Freedom of the Press should be respected on the understanding that the media will exercise it properly and not enter into some alliances. If at all it does so, then it has to declare to the reader that it is promoting the interests of a certain political group. We at the BNF are not interested in having moles and implants in newsrooms. It is up to the media practitioners to protect their profession and not allow those who are opposed to press freedom to say, “we told you. These people can’t regulate themselves. We were right in coming up with the Media Practitioners Act.’ This posture against the BNF also has some streaks of McCarthyism. There are certain interests that will never forgive the BNF for being against privatisation; for being the voice of the poor, the workers and generally the downtrodden.
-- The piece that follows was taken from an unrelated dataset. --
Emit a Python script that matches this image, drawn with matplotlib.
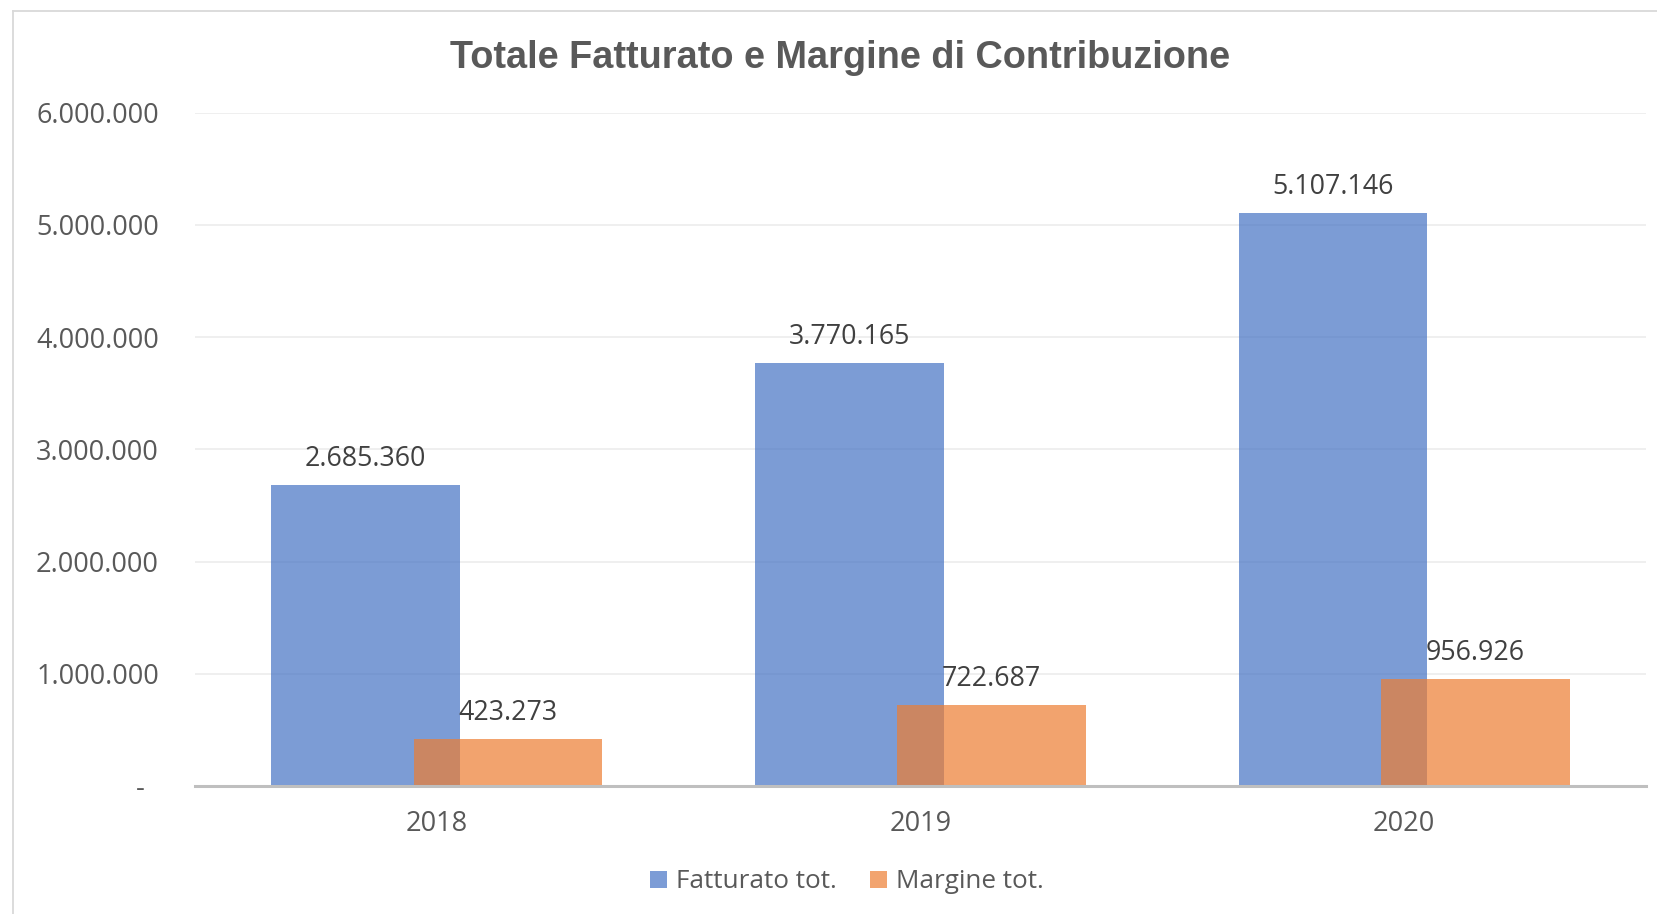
import matplotlib
matplotlib.use("Agg")
import matplotlib.pyplot as plt
import numpy as np
from matplotlib.patches import Patch
from matplotlib.lines import Line2D
from matplotlib.ticker import FuncFormatter, MultipleLocator

plt.rcParams['font.family'] = ['Open Sans', 'DejaVu Sans']

# ---- data ----
years = ["2018", "2019", "2020"]
fatturato = [2685360, 3770165, 5107146]
margine = [423273, 722687, 956926]
series_names = ["Fatturato tot.", "Margine tot."]
title = "Totale Fatturato e Margine di Contribuzione"

W, H = 1657, 914
fig = plt.figure(figsize=(W / 100, H / 100), dpi=100)
fig.patch.set_facecolor('white')

# chart area frame (left/top visible only)
fy = 1 - 10.5 / H
fx = 12.7 / W
fig.add_artist(Line2D([fx, fx], [0, fy], transform=fig.transFigure, color='#d9d9d9', lw=1.3))
fig.add_artist(Line2D([fx, 1], [fy, fy], transform=fig.transFigure, color='#d9d9d9', lw=1.3))

left, right = 195 / W, 1646 / W
top_px, bot_px = 112.7, 786
ax = fig.add_axes([left, 1 - bot_px / H, right - left, (bot_px - top_px) / H])

x = np.arange(len(years))
w = 0.39
off = 0.147
blue = '#4472C4'
orange = '#ED7D31'
ax.bar(x - off, fatturato, w, color=blue, alpha=0.7, zorder=2)
ax.bar(x + off, margine, w, color=orange, alpha=0.7, zorder=3)

def fmt_num(v):
    return f"{int(round(v)):,}".replace(",", ".")

for xi, v in zip(x - off, fatturato):
    ax.annotate(fmt_num(v), (xi, v), xytext=(0, 13.5), textcoords='offset points',
                ha='center', va='baseline', fontsize=19.3, color='#404040', zorder=5)
for xi, v in zip(x + off, margine):
    ax.annotate(fmt_num(v), (xi, v), xytext=(0, 13.5), textcoords='offset points',
                ha='center', va='baseline', fontsize=19.3, color='#404040', zorder=5)

ax.set_xlim(-0.5, 2.5)
ax.set_ylim(0, 6000000)
ax.yaxis.set_major_locator(MultipleLocator(1000000))
ax.yaxis.set_major_formatter(FuncFormatter(lambda v, p: "-  " if v == 0 else fmt_num(v)))
ax.set_xticks(x)
ax.set_xticklabels(years)
ax.tick_params(axis='both', length=0, labelsize=19.5, labelcolor='#595959')
ax.tick_params(axis='y', pad=26)
ax.tick_params(axis='x', pad=17.5)
ax.grid(axis='y', color='#ebebeb', lw=1.1, zorder=0)
ax.set_axisbelow(True)
for s in ['top', 'right', 'left']:
    ax.spines[s].set_visible(False)
ax.spines['bottom'].set_color('#bfbfbf')
ax.spines['bottom'].set_linewidth(2.2)
ax.spines['bottom'].set_zorder(4)

fig.text(840 / W, 1 - 67.7 / H, title, ha='center', va='baseline',
         family=['Liberation Sans', 'DejaVu Sans'], weight='bold', fontsize=27.3, color='#595959')

handles = [Patch(facecolor='#7C9CD6', edgecolor='none'), Patch(facecolor='#F2A46F', edgecolor='none')]
fig.legend(handles, series_names, loc='center', bbox_to_anchor=(847 / W, 1 - 882 / H), ncol=2,
           frameon=False, fontsize=18.8, handlelength=0.62, handleheight=0.62,
           handletextpad=0.35, columnspacing=1.3, labelcolor='#595959')

fig.savefig('out.png', dpi=100)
Some of the journalists are being used unaware.

In the circumstances, it is difficult to refute allegations of existence of brown envelope journalism in this country. This is a problem that fair and honest media practitioners acknowledge. Its just that they are not united, and are few and far apart. This is what one of them said about his colleagues, “Obviously, they have to talk to and engage politicians but the journalists should remain outsiders if they are to be worthy trusting. Otherwise they lose whatever little credibility they have. The stakes are higher in Botswana where the majority of citizens trust the government officials than they trust journalists”. The onus is on those who care about the profession to redeem it. To our members who flirt with these journalists we say, stop it if you care about the party!